Available data:
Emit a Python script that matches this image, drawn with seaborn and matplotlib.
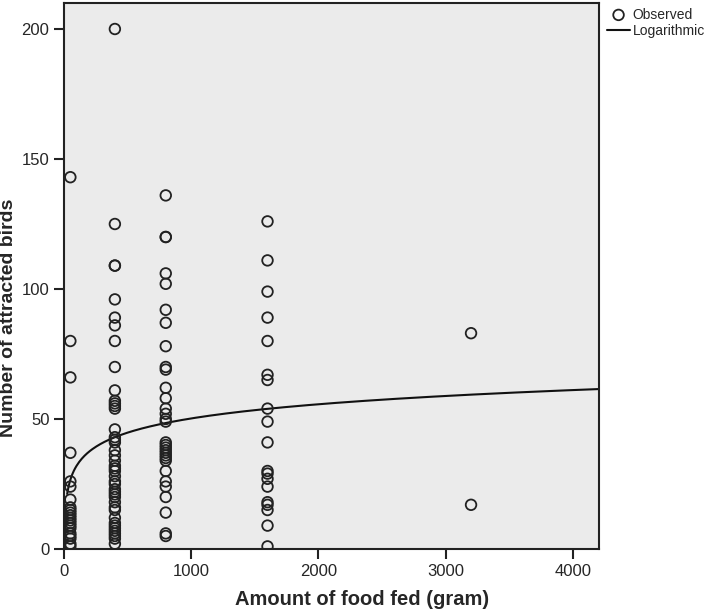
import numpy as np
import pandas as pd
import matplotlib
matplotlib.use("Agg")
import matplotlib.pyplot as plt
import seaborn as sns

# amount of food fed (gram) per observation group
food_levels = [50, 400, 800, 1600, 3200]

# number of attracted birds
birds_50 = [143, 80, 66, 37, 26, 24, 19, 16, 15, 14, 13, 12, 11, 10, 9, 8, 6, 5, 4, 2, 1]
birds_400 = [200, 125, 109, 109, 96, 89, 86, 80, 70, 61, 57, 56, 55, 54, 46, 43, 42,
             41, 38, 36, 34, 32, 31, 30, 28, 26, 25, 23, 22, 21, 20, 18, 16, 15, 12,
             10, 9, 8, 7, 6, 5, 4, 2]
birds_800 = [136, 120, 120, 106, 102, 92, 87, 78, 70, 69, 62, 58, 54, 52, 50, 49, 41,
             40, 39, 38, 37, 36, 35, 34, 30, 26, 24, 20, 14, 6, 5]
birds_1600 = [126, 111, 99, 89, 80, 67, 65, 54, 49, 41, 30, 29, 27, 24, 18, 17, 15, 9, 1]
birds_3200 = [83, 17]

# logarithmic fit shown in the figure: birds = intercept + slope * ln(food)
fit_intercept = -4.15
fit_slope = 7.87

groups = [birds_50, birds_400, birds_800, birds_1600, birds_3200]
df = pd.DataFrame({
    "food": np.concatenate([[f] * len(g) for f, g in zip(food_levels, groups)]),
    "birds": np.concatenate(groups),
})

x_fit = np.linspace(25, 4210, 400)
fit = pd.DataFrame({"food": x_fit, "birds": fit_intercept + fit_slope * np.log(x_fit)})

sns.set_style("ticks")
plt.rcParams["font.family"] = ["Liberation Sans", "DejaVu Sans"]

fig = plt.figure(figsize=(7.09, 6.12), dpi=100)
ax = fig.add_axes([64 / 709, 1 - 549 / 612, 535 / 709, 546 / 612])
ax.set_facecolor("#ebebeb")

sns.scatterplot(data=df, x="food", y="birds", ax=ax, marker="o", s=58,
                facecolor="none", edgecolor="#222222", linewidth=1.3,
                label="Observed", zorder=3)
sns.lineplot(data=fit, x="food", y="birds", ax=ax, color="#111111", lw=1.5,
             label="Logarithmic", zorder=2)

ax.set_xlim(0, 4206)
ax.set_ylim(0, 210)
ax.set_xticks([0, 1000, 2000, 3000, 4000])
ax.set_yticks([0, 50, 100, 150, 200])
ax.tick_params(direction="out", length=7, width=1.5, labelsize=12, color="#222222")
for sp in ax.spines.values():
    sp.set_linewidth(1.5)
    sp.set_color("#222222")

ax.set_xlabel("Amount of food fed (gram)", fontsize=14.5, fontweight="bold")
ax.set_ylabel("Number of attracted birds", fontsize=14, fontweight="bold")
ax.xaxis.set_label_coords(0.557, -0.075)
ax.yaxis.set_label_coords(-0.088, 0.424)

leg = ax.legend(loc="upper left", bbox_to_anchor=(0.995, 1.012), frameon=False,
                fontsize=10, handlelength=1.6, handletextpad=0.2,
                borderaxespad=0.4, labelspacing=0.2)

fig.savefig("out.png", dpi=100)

Task brief:
Transcribe the listing in full and omit the pictures.

Correct response:
Emit a Python script that matches this image, drawn with seaborn and matplotlib.
import numpy as np
import pandas as pd
import matplotlib
matplotlib.use("Agg")
import matplotlib.pyplot as plt
import seaborn as sns

# amount of food fed (gram) per observation group
food_levels = [50, 400, 800, 1600, 3200]

# number of attracted birds
birds_50 = [143, 80, 66, 37, 26, 24, 19, 16, 15, 14, 13, 12, 11, 10, 9, 8, 6, 5, 4, 2, 1]
birds_400 = [200, 125, 109, 109, 96, 89, 86, 80, 70, 61, 57, 56, 55, 54, 46, 43, 42,
             41, 38, 36, 34, 32, 31, 30, 28, 26, 25, 23, 22, 21, 20, 18, 16, 15, 12,
             10, 9, 8, 7, 6, 5, 4, 2]
birds_800 = [136, 120, 120, 106, 102, 92, 87, 78, 70, 69, 62, 58, 54, 52, 50, 49, 41,
             40, 39, 38, 37, 36, 35, 34, 30, 26, 24, 20, 14, 6, 5]
birds_1600 = [126, 111, 99, 89, 80, 67, 65, 54, 49, 41, 30, 29, 27, 24, 18, 17, 15, 9, 1]
birds_3200 = [83, 17]

# logarithmic fit shown in the figure: birds = intercept + slope * ln(food)
fit_intercept = -4.15
fit_slope = 7.87

groups = [birds_50, birds_400, birds_800, birds_1600, birds_3200]
df = pd.DataFrame({
    "food": np.concatenate([[f] * len(g) for f, g in zip(food_levels, groups)]),
    "birds": np.concatenate(groups),
})

x_fit = np.linspace(25, 4210, 400)
fit = pd.DataFrame({"food": x_fit, "birds": fit_intercept + fit_slope * np.log(x_fit)})

sns.set_style("ticks")
plt.rcParams["font.family"] = ["Liberation Sans", "DejaVu Sans"]

fig = plt.figure(figsize=(7.09, 6.12), dpi=100)
ax = fig.add_axes([64 / 709, 1 - 549 / 612, 535 / 709, 546 / 612])
ax.set_facecolor("#ebebeb")

sns.scatterplot(data=df, x="food", y="birds", ax=ax, marker="o", s=58,
                facecolor="none", edgecolor="#222222", linewidth=1.3,
                label="Observed", zorder=3)
sns.lineplot(data=fit, x="food", y="birds", ax=ax, color="#111111", lw=1.5,
             label="Logarithmic", zorder=2)

ax.set_xlim(0, 4206)
ax.set_ylim(0, 210)
ax.set_xticks([0, 1000, 2000, 3000, 4000])
ax.set_yticks([0, 50, 100, 150, 200])
ax.tick_params(direction="out", length=7, width=1.5, labelsize=12, color="#222222")
for sp in ax.spines.values():
    sp.set_linewidth(1.5)
    sp.set_color("#222222")

ax.set_xlabel("Amount of food fed (gram)", fontsize=14.5, fontweight="bold")
ax.set_ylabel("Number of attracted birds", fontsize=14, fontweight="bold")
ax.xaxis.set_label_coords(0.557, -0.075)
ax.yaxis.set_label_coords(-0.088, 0.424)

leg = ax.legend(loc="upper left", bbox_to_anchor=(0.995, 1.012), frameon=False,
                fontsize=10, handlelength=1.6, handletextpad=0.2,
                borderaxespad=0.4, labelspacing=0.2)

fig.savefig("out.png", dpi=100)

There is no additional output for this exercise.